Collected data entries:
***

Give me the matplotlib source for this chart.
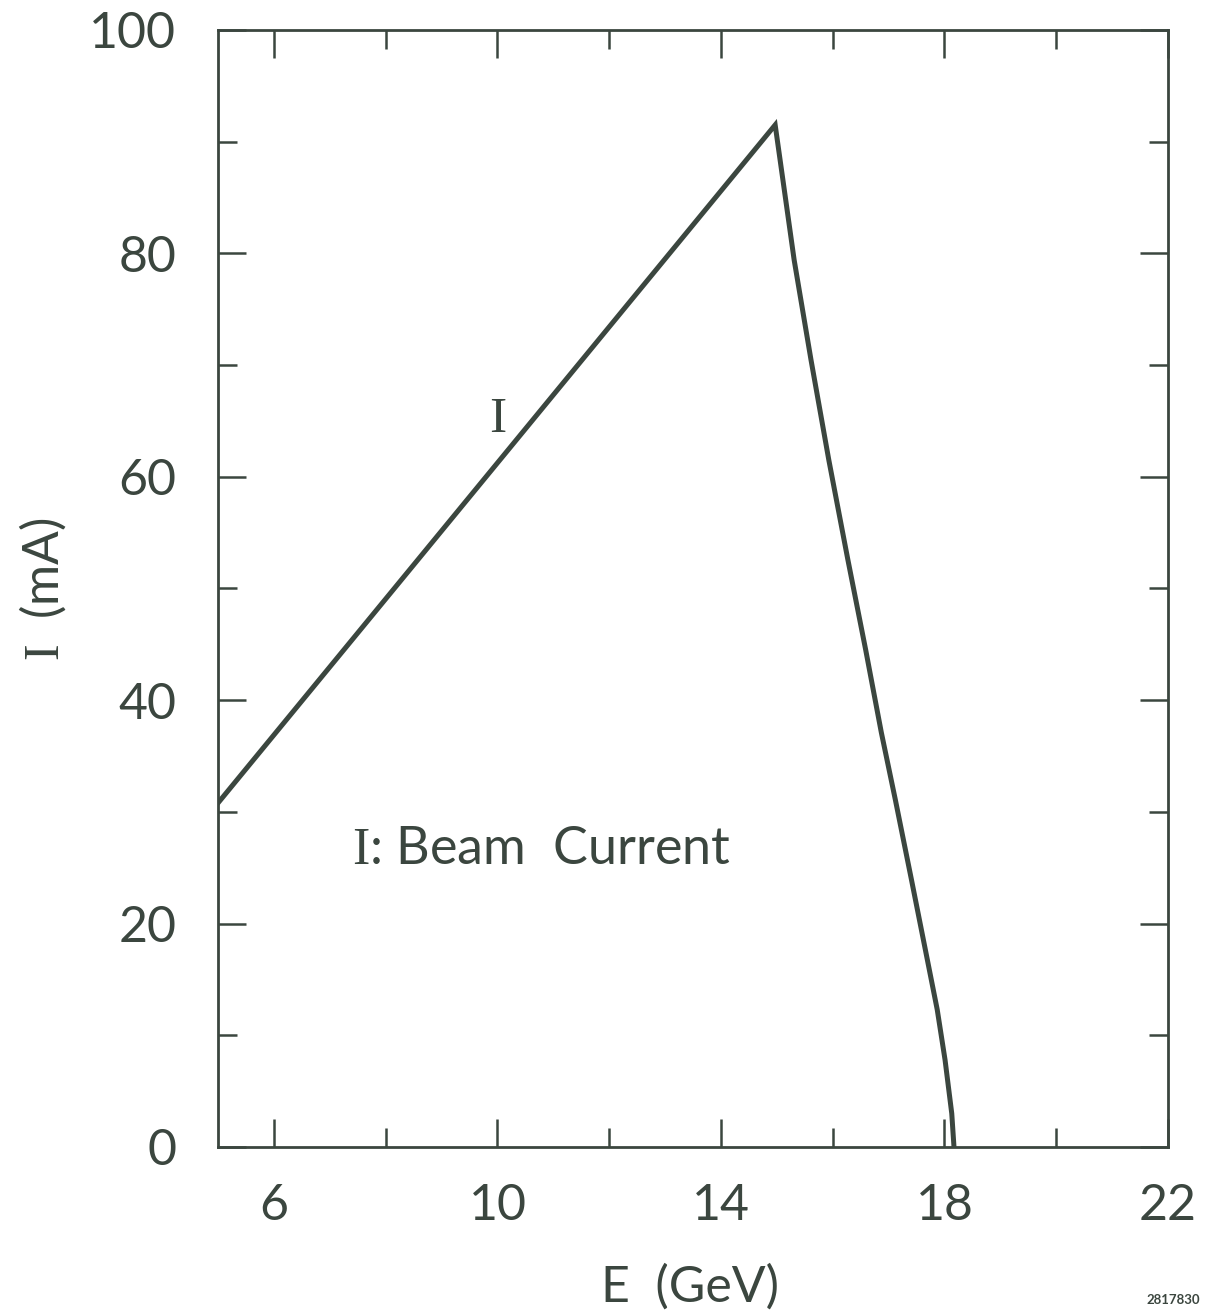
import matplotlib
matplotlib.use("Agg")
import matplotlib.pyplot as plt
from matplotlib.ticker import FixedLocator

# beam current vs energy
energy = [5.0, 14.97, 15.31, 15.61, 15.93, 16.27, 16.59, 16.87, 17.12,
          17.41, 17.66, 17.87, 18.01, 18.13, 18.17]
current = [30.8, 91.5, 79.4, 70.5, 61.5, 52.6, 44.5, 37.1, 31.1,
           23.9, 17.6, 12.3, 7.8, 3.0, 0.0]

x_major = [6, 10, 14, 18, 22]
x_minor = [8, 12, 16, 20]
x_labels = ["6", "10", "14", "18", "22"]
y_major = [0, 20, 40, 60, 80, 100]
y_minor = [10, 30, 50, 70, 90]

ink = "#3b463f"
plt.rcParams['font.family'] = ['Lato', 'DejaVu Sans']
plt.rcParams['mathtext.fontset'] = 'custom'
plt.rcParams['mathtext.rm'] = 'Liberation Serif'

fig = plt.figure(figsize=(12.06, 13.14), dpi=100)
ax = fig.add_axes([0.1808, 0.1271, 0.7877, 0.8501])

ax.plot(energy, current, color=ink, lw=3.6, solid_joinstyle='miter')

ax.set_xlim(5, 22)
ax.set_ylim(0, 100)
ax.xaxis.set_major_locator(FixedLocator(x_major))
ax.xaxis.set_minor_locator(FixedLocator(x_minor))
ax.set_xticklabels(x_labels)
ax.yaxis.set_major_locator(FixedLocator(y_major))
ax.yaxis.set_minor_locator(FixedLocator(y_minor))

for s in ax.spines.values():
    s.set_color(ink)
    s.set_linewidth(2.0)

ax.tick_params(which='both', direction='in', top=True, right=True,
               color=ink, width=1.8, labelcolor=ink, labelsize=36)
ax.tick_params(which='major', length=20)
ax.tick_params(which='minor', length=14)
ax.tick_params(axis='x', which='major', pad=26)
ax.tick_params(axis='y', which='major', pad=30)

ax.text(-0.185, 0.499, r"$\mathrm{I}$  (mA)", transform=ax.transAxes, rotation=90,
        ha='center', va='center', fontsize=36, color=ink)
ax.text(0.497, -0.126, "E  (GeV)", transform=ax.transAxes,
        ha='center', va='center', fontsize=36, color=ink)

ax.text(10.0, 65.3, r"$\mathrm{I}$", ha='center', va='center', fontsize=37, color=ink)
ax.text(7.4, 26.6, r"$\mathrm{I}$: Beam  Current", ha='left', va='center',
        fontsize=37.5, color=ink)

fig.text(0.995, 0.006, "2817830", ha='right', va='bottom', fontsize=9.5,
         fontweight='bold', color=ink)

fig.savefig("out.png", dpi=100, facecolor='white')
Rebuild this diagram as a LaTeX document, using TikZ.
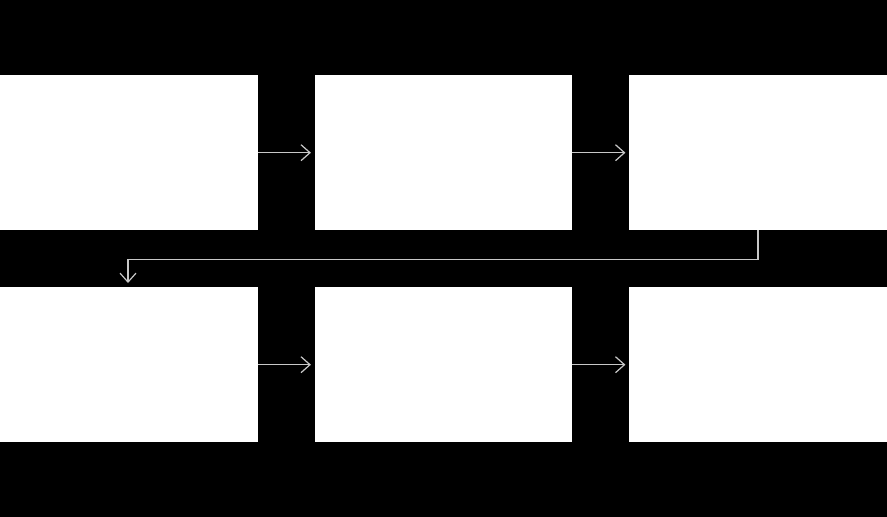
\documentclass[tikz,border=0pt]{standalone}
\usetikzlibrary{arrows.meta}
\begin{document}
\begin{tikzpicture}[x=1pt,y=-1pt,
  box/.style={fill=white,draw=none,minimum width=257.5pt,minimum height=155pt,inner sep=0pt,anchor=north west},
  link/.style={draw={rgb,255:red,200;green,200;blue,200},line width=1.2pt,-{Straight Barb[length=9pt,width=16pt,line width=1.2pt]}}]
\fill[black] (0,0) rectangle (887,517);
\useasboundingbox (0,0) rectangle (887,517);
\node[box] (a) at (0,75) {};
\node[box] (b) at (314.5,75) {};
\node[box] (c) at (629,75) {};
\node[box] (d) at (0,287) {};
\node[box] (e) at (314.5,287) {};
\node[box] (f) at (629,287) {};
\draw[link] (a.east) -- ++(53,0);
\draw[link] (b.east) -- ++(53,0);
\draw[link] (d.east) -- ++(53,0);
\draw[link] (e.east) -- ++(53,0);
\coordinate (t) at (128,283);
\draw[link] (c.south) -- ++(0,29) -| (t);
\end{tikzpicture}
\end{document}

***

WHAT IS REQUIRED ▸ The listing above must be printed again exactly, minus its pictures.

TASK OUTPUT ▸
Give me the matplotlib source for this chart.
import matplotlib
matplotlib.use("Agg")
import matplotlib.pyplot as plt
from matplotlib.ticker import FixedLocator

# beam current vs energy
energy = [5.0, 14.97, 15.31, 15.61, 15.93, 16.27, 16.59, 16.87, 17.12,
          17.41, 17.66, 17.87, 18.01, 18.13, 18.17]
current = [30.8, 91.5, 79.4, 70.5, 61.5, 52.6, 44.5, 37.1, 31.1,
           23.9, 17.6, 12.3, 7.8, 3.0, 0.0]

x_major = [6, 10, 14, 18, 22]
x_minor = [8, 12, 16, 20]
x_labels = ["6", "10", "14", "18", "22"]
y_major = [0, 20, 40, 60, 80, 100]
y_minor = [10, 30, 50, 70, 90]

ink = "#3b463f"
plt.rcParams['font.family'] = ['Lato', 'DejaVu Sans']
plt.rcParams['mathtext.fontset'] = 'custom'
plt.rcParams['mathtext.rm'] = 'Liberation Serif'

fig = plt.figure(figsize=(12.06, 13.14), dpi=100)
ax = fig.add_axes([0.1808, 0.1271, 0.7877, 0.8501])

ax.plot(energy, current, color=ink, lw=3.6, solid_joinstyle='miter')

ax.set_xlim(5, 22)
ax.set_ylim(0, 100)
ax.xaxis.set_major_locator(FixedLocator(x_major))
ax.xaxis.set_minor_locator(FixedLocator(x_minor))
ax.set_xticklabels(x_labels)
ax.yaxis.set_major_locator(FixedLocator(y_major))
ax.yaxis.set_minor_locator(FixedLocator(y_minor))

for s in ax.spines.values():
    s.set_color(ink)
    s.set_linewidth(2.0)

ax.tick_params(which='both', direction='in', top=True, right=True,
               color=ink, width=1.8, labelcolor=ink, labelsize=36)
ax.tick_params(which='major', length=20)
ax.tick_params(which='minor', length=14)
ax.tick_params(axis='x', which='major', pad=26)
ax.tick_params(axis='y', which='major', pad=30)

ax.text(-0.185, 0.499, r"$\mathrm{I}$  (mA)", transform=ax.transAxes, rotation=90,
        ha='center', va='center', fontsize=36, color=ink)
ax.text(0.497, -0.126, "E  (GeV)", transform=ax.transAxes,
        ha='center', va='center', fontsize=36, color=ink)

ax.text(10.0, 65.3, r"$\mathrm{I}$", ha='center', va='center', fontsize=37, color=ink)
ax.text(7.4, 26.6, r"$\mathrm{I}$: Beam  Current", ha='left', va='center',
        fontsize=37.5, color=ink)

fig.text(0.995, 0.006, "2817830", ha='right', va='bottom', fontsize=9.5,
         fontweight='bold', color=ink)

fig.savefig("out.png", dpi=100, facecolor='white')
Rebuild this diagram as a LaTeX document, using TikZ.
\documentclass[tikz,border=0pt]{standalone}
\usetikzlibrary{arrows.meta}
\begin{document}
\begin{tikzpicture}[x=1pt,y=-1pt,
  box/.style={fill=white,draw=none,minimum width=257.5pt,minimum height=155pt,inner sep=0pt,anchor=north west},
  link/.style={draw={rgb,255:red,200;green,200;blue,200},line width=1.2pt,-{Straight Barb[length=9pt,width=16pt,line width=1.2pt]}}]
\fill[black] (0,0) rectangle (887,517);
\useasboundingbox (0,0) rectangle (887,517);
\node[box] (a) at (0,75) {};
\node[box] (b) at (314.5,75) {};
\node[box] (c) at (629,75) {};
\node[box] (d) at (0,287) {};
\node[box] (e) at (314.5,287) {};
\node[box] (f) at (629,287) {};
\draw[link] (a.east) -- ++(53,0);
\draw[link] (b.east) -- ++(53,0);
\draw[link] (d.east) -- ++(53,0);
\draw[link] (e.east) -- ++(53,0);
\coordinate (t) at (128,283);
\draw[link] (c.south) -- ++(0,29) -| (t);
\end{tikzpicture}
\end{document}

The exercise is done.